A Microphysiological System to Study Leukocyte-Endothelial Cell Interaction during Inflammation Article (Faculty180)

cited authors

  • Yang, Qingliang; Langston, Jordan C; Tang, Yuan; Prabhakarpandian, Balabhaskar; Kilpatrick, Lauri E; Kiani, Mohammad F


  • Leukocyte-endothelial cell interactions play an important role in inflammatory diseases such as sepsis. During inflammation, excessive migration of activated leukocytes across the vascular endothelium into key organs can lead to organ failure. A physiologically relevant biomimetic microfluidic assay (bMFA) has been developed and validated using several experimental and computational techniques, which can reproduce the entire leukocyte rolling/adhesion/migration cascade to study leukocyte-endothelial cell interactions. Microvascular networks obtained from in vivo images in rodents were digitized using a Geographic Information System (GIS) approach and microfabricated with polydimethylsiloxane (PDMS) on a microscope slide.
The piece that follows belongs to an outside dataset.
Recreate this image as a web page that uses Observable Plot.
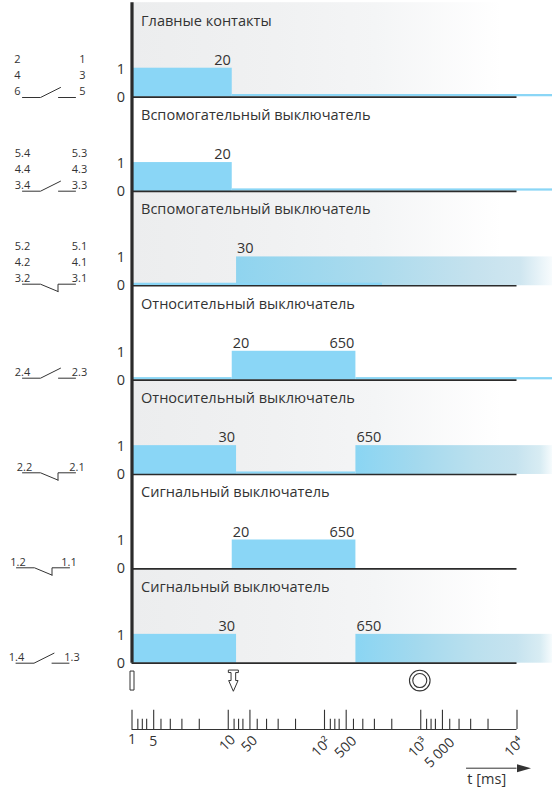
<!DOCTYPE html>
<html><head><meta charset="utf-8">
<script src="https://cdn.jsdelivr.net/npm/d3@7"></script>
<script src="https://cdn.jsdelivr.net/npm/@observablehq/plot@0.6"></script>
<style>
body{margin:0;background:#fff}
#c{position:relative;width:552px;height:788px;overflow:hidden}
#c svg{position:absolute;left:0;top:0;background:transparent}
</style></head><body><div id="c"></div>
<script>
const FONT = '"Open Sans", sans-serif';
const INK = "#333333", BLUE = "#8ad6f6";
// readings on the printed (non-proportional) time axis
const T20 = 11, T30 = 12.2, T650 = 212, TEND = 23400;
const rowTitles = ["Главные контакты","Вспомогательный выключатель","Вспомогательный выключатель","Относительный выключатель","Относительный выключатель","Сигнальный выключатель","Сигнальный выключатель"];
const shaded = [true,false,true,false,true,false,true];
const highSpans = [[[1,T20]],[[1,T20]],[[T30,TEND]],[[T20,T650]],[[1,T30],[T650,TEND]],[[T20,T650]],[[1,T30],[T650,TEND]]];
const lowSpans  = [[[T20,TEND]],[[T20,TEND]],[[1,400]],[[1,T20],[T650,TEND]],[[T30,T650]],[],[]];
const timeLabels = [[[T20,"20","end"]],[[T20,"20","end"]],[[T30,"30","start"]],[[T20,"20","start"],[T650,"650","end"]],[[T30,"30","end"],[T650,"650","start"]],[[T20,"20","start"],[T650,"650","end"]],[[T30,"30","end"],[T650,"650","start"]]];
const tickDecades = [1,10,100,1000];
const tickMultipliers = [1,1.15,1.28,1.42,1.68,2,2.5,3.3,5];
const tallMultipliers = [1,1.68];
const axisLabelText = ["1","5","10","50","10²","500","10³","5 000","10⁴"];
const axisLabelX = [1,1.66,9.8,16.6,93,166,940,1570,9400];
const axisLabelY = [-2.72,-2.8,-2.85,-2.88,-3,-3,-3.02,-3.2,-3];
const axisLabelAngle = [0,0,-45,-45,-45,-45,-45,-45,-45];

const STEP = 3.37, UNIT = 28, BASE_PX = 662.7, LEVEL_ONE = 1.03;
const baseOf = i => (6-i)*STEP;
const AXIS_Y = -2.37, TICK_TALL = -1.68, TICK_MID = -2.0, ICON_Y = -0.62, ARROW_Y = -3.75, UNIT_Y = -4.15;

const rows = rowTitles.map((title,i)=>({title,i,base:baseOf(i),shaded:shaded[i]}));
const high = rows.flatMap(r=>highSpans[r.i].map(([a,b])=>({a,b,y1:r.base,y2:r.base+LEVEL_ONE,fill:b===TEND?(r.i===2?"url(#fadeLong)":"url(#fadeShort)"):BLUE})));
const low = rows.flatMap(r=>lowSpans[r.i].map(([a,b])=>({a,b,y1:r.base+0.01,y2:r.base+0.09})));
const tLabels = rows.flatMap(r=>timeLabels[r.i].map(([x,text,anchor])=>({x,text,anchor,y:r.base+LEVEL_ONE})));
const ticks = tickDecades.flatMap(d=>tickMultipliers.map(m=>({x:d*m,tall:tallMultipliers.includes(m)}))).concat([{x:10000,tall:true}]);
const axisLabels = axisLabelText.map((t,i)=>({t,x:axisLabelX[i],y:axisLabelY[i],a:axisLabelAngle[i]}));

const buttonSymbol = {draw(c){
  c.moveTo(-5,-10.5);c.lineTo(5,-10.5);c.lineTo(5,-8);c.lineTo(2.3,-8);c.lineTo(2.3,0);c.lineTo(4.7,0);
  c.lineTo(0,10.7);c.lineTo(-4.7,0);c.lineTo(-2.3,0);c.lineTo(-2.3,-8);c.lineTo(-5,-8);c.closePath();}};
const barSymbol = {draw(c){c.rect(-2,-9.5,4,19);}};
const headSymbol = {draw(c){c.moveTo(0,-4);c.lineTo(14,0);c.lineTo(0,4);c.closePath();}};

function defs(){
  const NS="http://www.w3.org/2000/svg";
  const d=document.createElementNS(NS,"defs");
  const add=(id,stops)=>{const g=document.createElementNS(NS,"linearGradient");g.setAttribute("id",id);
    stops.forEach(([o,c])=>{const s=document.createElementNS(NS,"stop");s.setAttribute("offset",o);s.setAttribute("stop-color",c);g.appendChild(s);});d.appendChild(g);};
  add("shade",[[0,"#ecedee"],[0.34,"#f0f1f2"],[0.58,"#f4f5f6"],[0.88,"#ffffff"],[1,"#ffffff"]]);
  add("fadeLong",[[0,"#8fd4ef"],[0.45,"#acdbed"],[0.76,"#c6e2ee"],[0.9,"#cfe6f0"],[1,"#f7fbfd"]]);
  add("fadeShort",[[0,"#8ad5f3"],[0.31,"#a3d9ee"],[0.61,"#bbe0ee"],[0.82,"#c6e3ef"],[0.94,"#d8ecf3"],[1,"#f6fbfd"]]);
  return d;
}

const main = Plot.plot({
  width:552,height:788,margin:0,
  style:{fontFamily:FONT,background:"transparent",overflow:"visible"},
  x:{type:"log",domain:[1,10000],range:[131.5,516.5],axis:null},
  y:{domain:[-(788-BASE_PX)/UNIT,BASE_PX/UNIT],range:[788,0],axis:null},
  marks:[
    defs,
    Plot.rectY(rows.filter(r=>r.shaded),{x1:1,x2:TEND,y1:"base",y2:d=>d.base+STEP,fill:"url(#shade)"}),
    Plot.rect(high,{x1:"a",x2:"b",y1:"y1",y2:"y2",fill:"fill"}),
    Plot.rect(low,{x1:"a",x2:"b",y1:"y1",y2:"y2",fill:BLUE}),
    Plot.ruleY(rows,{y:"base",x1:1,x2:10000,stroke:"#2b2b2b",strokeWidth:1.7}),
    Plot.ruleX([1],{y1:0,y2:baseOf(0)+STEP,stroke:"#2b2b2b",strokeWidth:3.2}),
    Plot.text(rows,{x:1,y:d=>d.base+2.72,text:"title",textAnchor:"start",dx:9,fontSize:14.55,fill:INK}),
    Plot.text(rows,{x:1,y:d=>d.base+1,text:()=>"1",dx:-11,fontSize:14.5,fill:INK}),
    Plot.text(rows,{x:1,y:d=>d.base,text:()=>"0",dx:-11,fontSize:14.5,fill:INK}),
    ...["start","end"].map(anchor=>Plot.text(tLabels.filter(d=>d.anchor===anchor),{x:"x",y:"y",text:"text",textAnchor:anchor,lineAnchor:"bottom",dy:-3.5,dx:anchor==="start"?0.5:-1.5,fontSize:14.5,fill:INK})),
    // mechanism icons
    Plot.dot([1],{x:d=>d,y:ICON_Y,symbol:barSymbol,fill:"white",stroke:INK,strokeWidth:1}),
    Plot.dot([11.3],{x:d=>d,y:ICON_Y,symbol:buttonSymbol,fill:"white",stroke:INK,strokeWidth:1}),
    Plot.dot([977],{x:d=>d,y:ICON_Y,r:10.3,fill:"white",stroke:INK,strokeWidth:1.1}),
    Plot.dot([977],{x:d=>d,y:ICON_Y,r:7,fill:"white",stroke:INK,strokeWidth:1.1}),
    // time axis
    Plot.ruleY([AXIS_Y],{x1:1,x2:10000,stroke:INK,strokeWidth:1.1}),
    Plot.ruleX(ticks,{x:"x",y1:AXIS_Y,y2:d=>d.tall?TICK_TALL:TICK_MID,stroke:INK,strokeWidth:1.1}),
    ...[0,-45].map(a=>Plot.text(axisLabels.filter(d=>d.a===a),{x:"x",y:"y",text:"t",rotate:a,fontSize:14,fill:INK})),
    Plot.ruleY([ARROW_Y],{x1:2990,x2:10000,stroke:INK,strokeWidth:1}),
    Plot.dot([10000],{x:d=>d,y:ARROW_Y,symbol:headSymbol,fill:INK,stroke:"none"}),
    Plot.text(["t [ms]"],{x:3050,y:UNIT_Y,text:d=>d,textAnchor:"start",fontSize:14.5,fill:INK})
  ]
});
document.getElementById("c").appendChild(main);

// contact schematics (own drawing units, one per row)
const contactOpen  = [[[0,0],[18,0],[38,-10]],[[36,0],[53,0]]];
const contactBreak = [[[0,0],[18,0],[35.5,7.3]],[[35.5,7.3],[35.5,0],[53,0]]];
const contactX = [22,22,22,22,22,16,15.5];
const contactY = [97,190.7,283.7,377.7,472.3,567.3,662.7];
const contactOpenFlag = [true,true,false,true,false,false,true];
const termLeft = [["2","4","6"],["5.4","4.4","3.4"],["5.2","4.2","3.2"],["2.4"],["2.2"],["1.2"],["1.4"]];
const termRight = [["1","3","5"],["5.3","4.3","3.3"],["5.1","4.1","3.1"],["2.3"],["2.1"],["1.1"],["1.3"]];
const termLeftX = [17,22,22,22,24,17.5,16];
const termRightX = [82,79,79,79,76.5,68.5,71.5];
const termLastY = [91,185,277.7,371.7,467,562,657];
const termGap = 16;

const wires = contactX.flatMap((ox,i)=>(contactOpenFlag[i]?contactOpen:contactBreak).flatMap((seg,k)=>seg.map(([px,py])=>({x:ox+px,y:contactY[i]+py,id:i+"-"+k}))));
const terms = termLeft.flatMap((list,i)=>list.map((t,j)=>({t,x:termLeftX[i],y:termLastY[i]-(list.length-1-j)*termGap})))
  .concat(termRight.flatMap((list,i)=>list.map((t,j)=>({t,x:termRightX[i],y:termLastY[i]-(list.length-1-j)*termGap}))));

const side = Plot.plot({
  width:130,height:788,margin:0,
  style:{fontFamily:FONT,background:"transparent"},
  x:{domain:[0,130],range:[0,130],axis:null},
  y:{domain:[0,788],range:[0,788],axis:null},
  marks:[
    Plot.line(wires,{x:"x",y:"y",z:"id",stroke:"#333",strokeWidth:1,curve:"linear"}),
    Plot.text(terms,{x:"x",y:"y",text:"t",fontSize:11,fill:INK})
  ]
});
document.getElementById("c").appendChild(side);
</script></body></html>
To study the effect of shear rate and vascular topology on leukocyte-endothelial cell interactions, a Computational Fluid Dynamics (CFD) model was developed to generate a corresponding map of shear rates and velocities throughout the network. The bMFA enables the quantification of leukocyte-endothelial cells interactions, including rolling velocity, number of adhered leukocytes in response to different shear rates, number of migrated leukocytes, endothelial cell permeability, adhesion molecule expression and other important variables. Furthermore, by using human-related samples, such as human endothelial cells and leukocytes, bMFA provides a tool for rapid screening of potential therapeutics to increase their clinical translatability.